**Given material:**
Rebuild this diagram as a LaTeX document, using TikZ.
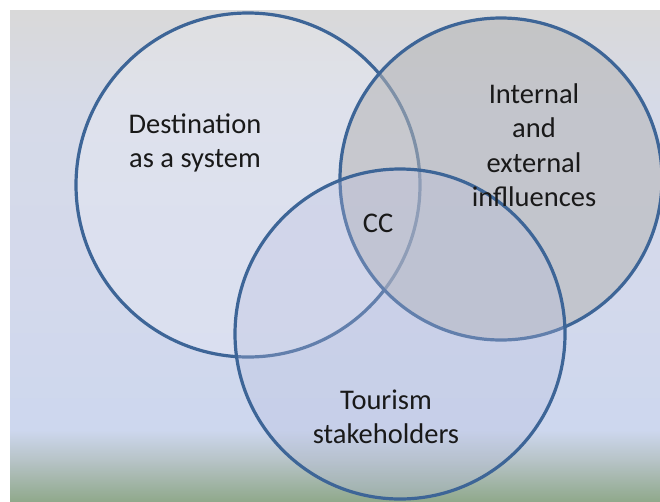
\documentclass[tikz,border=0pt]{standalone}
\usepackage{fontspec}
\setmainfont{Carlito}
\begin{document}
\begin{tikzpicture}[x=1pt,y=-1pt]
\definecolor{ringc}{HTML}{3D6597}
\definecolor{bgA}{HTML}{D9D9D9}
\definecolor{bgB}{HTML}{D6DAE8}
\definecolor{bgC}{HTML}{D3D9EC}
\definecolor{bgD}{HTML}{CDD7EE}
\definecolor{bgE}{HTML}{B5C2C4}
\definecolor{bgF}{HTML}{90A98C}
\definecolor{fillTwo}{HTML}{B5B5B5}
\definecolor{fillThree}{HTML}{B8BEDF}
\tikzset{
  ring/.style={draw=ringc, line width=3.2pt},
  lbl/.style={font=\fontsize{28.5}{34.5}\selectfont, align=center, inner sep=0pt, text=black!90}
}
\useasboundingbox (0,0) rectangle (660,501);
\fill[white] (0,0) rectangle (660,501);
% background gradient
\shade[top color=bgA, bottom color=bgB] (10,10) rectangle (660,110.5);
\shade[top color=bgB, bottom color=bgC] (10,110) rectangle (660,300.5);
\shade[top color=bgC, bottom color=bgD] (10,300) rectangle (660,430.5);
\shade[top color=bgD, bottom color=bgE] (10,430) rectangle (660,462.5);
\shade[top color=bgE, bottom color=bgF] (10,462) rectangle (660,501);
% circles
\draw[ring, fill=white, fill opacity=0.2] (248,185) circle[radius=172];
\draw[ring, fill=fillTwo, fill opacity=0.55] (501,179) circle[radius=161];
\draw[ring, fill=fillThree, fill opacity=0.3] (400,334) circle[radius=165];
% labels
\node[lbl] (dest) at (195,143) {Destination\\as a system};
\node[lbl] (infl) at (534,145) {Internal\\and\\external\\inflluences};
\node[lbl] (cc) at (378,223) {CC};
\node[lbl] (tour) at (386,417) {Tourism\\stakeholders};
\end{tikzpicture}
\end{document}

**Task instructions:** Reproduce the listing word for word and omit its pictures.

**Answer to the task:**
Rebuild this diagram as a LaTeX document, using TikZ.
\documentclass[tikz,border=0pt]{standalone}
\usepackage{fontspec}
\setmainfont{Carlito}
\begin{document}
\begin{tikzpicture}[x=1pt,y=-1pt]
\definecolor{ringc}{HTML}{3D6597}
\definecolor{bgA}{HTML}{D9D9D9}
\definecolor{bgB}{HTML}{D6DAE8}
\definecolor{bgC}{HTML}{D3D9EC}
\definecolor{bgD}{HTML}{CDD7EE}
\definecolor{bgE}{HTML}{B5C2C4}
\definecolor{bgF}{HTML}{90A98C}
\definecolor{fillTwo}{HTML}{B5B5B5}
\definecolor{fillThree}{HTML}{B8BEDF}
\tikzset{
  ring/.style={draw=ringc, line width=3.2pt},
  lbl/.style={font=\fontsize{28.5}{34.5}\selectfont, align=center, inner sep=0pt, text=black!90}
}
\useasboundingbox (0,0) rectangle (660,501);
\fill[white] (0,0) rectangle (660,501);
% background gradient
\shade[top color=bgA, bottom color=bgB] (10,10) rectangle (660,110.5);
\shade[top color=bgB, bottom color=bgC] (10,110) rectangle (660,300.5);
\shade[top color=bgC, bottom color=bgD] (10,300) rectangle (660,430.5);
\shade[top color=bgD, bottom color=bgE] (10,430) rectangle (660,462.5);
\shade[top color=bgE, bottom color=bgF] (10,462) rectangle (660,501);
% circles
\draw[ring, fill=white, fill opacity=0.2] (248,185) circle[radius=172];
\draw[ring, fill=fillTwo, fill opacity=0.55] (501,179) circle[radius=161];
\draw[ring, fill=fillThree, fill opacity=0.3] (400,334) circle[radius=165];
% labels
\node[lbl] (dest) at (195,143) {Destination\\as a system};
\node[lbl] (infl) at (534,145) {Internal\\and\\external\\inflluences};
\node[lbl] (cc) at (378,223) {CC};
\node[lbl] (tour) at (386,417) {Tourism\\stakeholders};
\end{tikzpicture}
\end{document}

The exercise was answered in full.